Deliver So They Come Back
Efficiency multiplies your mistakes too
The faster and more automated your business gets, the faster it can reproduce a single mistake — perfectly, at scale, before anyone notices.
Shortening the path from raw materials to a happy customer — your value stream — makes you faster and more reliable, because a shorter process has fewer places to break. But there's a twist: the more automated and efficient a system becomes, the more one un-caught mistake matters, because the system reproduces it at full speed.
Map every step your offer passes through from creation to the customer's hands. Most owners are shocked how many add no value — handoffs, waiting, rework. Cut those and quality rises. But as you streamline and automate, you also remove the human pauses where errors used to get caught.
Toyota built the most admired production system in the world, making over a million small improvements a year and earning a reputation for near-flawless quality.
→ In 2009-2010 a single accelerator-pedal defect, multiplied across millions of identical vehicles, forced a recall that cost over $5 billion and badly bruised its reputation.
The very efficiency and uniformity that made Toyota great also meant one flaw was reproduced perfectly across every car — the strength and the vulnerability were the same system.
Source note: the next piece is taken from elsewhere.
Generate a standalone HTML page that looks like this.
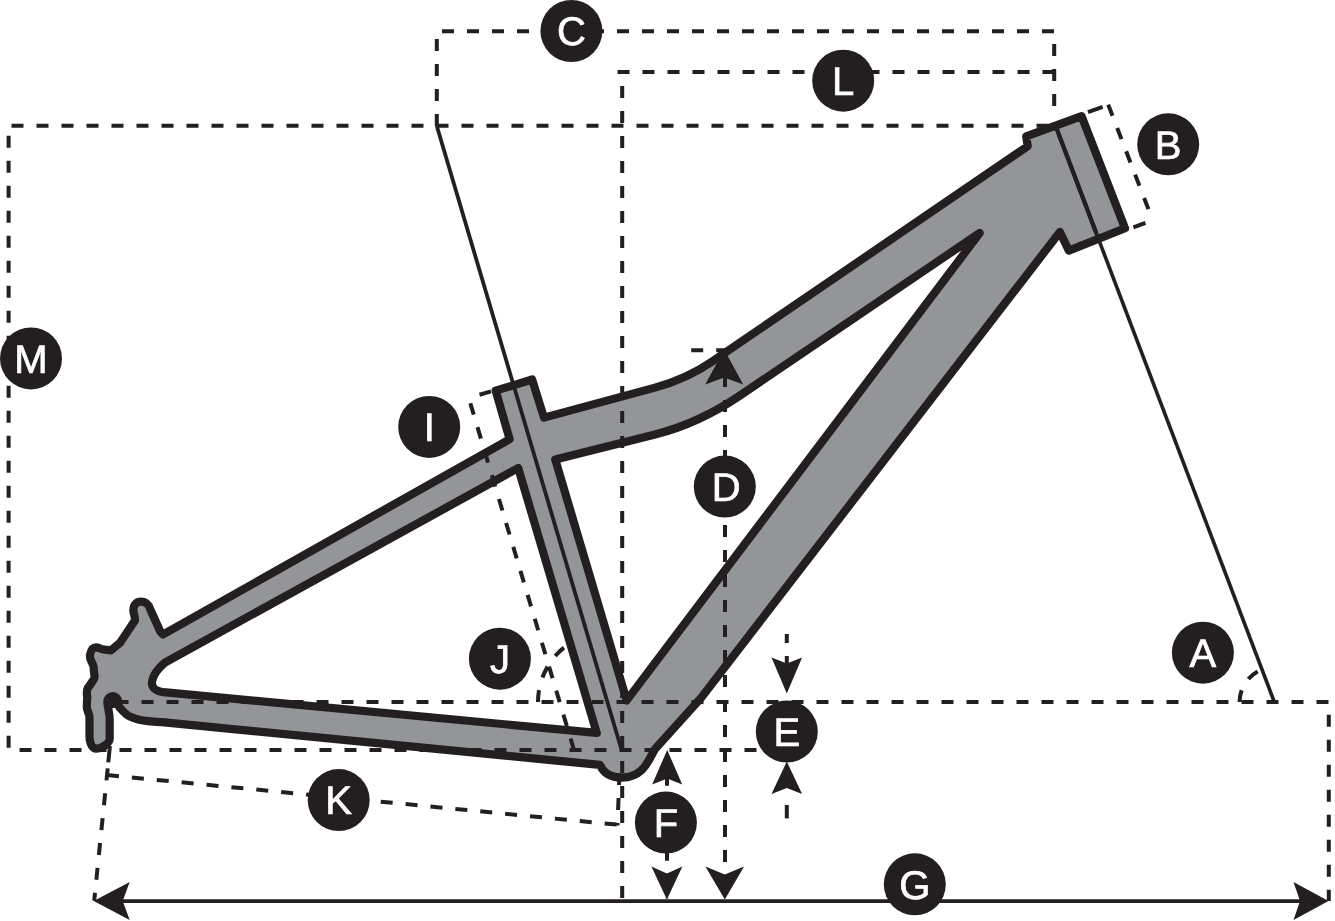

- Diagram your value stream end to end; mark each step as value-add or waste.
- Delete or merge the waste steps — every step removed is one less thing that can fail.
- On the steps you automate or repeat at scale, add one deliberate human check — a spot inspection, a sample taste, a first-piece review.
- Give that person the authority and a clear signal to stop the line the moment something looks wrong.
Run one task by hand for ten customers and you catch two small errors — cheap fixes. Now automate that same task for a thousand customers before proving it, and those two errors ship a thousand times before a single complaint reaches you. Prove by hand, then scale.
Automating a broken process just lets you produce the mistake faster. Fix and prove the process by hand first; only then scale it. Speed on top of a defect is not efficiency, it's amplified loss.
Efficient automation makes humans more important, not less. When almost nothing needs a person, the one moment a person is needed — catching and stopping an error — becomes decisive. Don't cut the skilled overseer to save money; that's the one role a lean system can least afford to lose.
Toyota's uniformity was its greatest strength and the reason one small defect cost it billions. Explain in a sentence how the same trait was both — and where you'd add a human checkpoint in your own process.
Shorten your value stream to fail less often, but never automate away the skilled eye that catches the error before it multiplies. The more your system scales, the more one un-caught mistake — and the human who stops it — is worth.
Draw your value stream on one sheet: every step from order to delivered result. Circle the steps that add no value and plan to cut one this month. Then mark the single step where a mistake would be reproduced most, and assign one person to check it every time.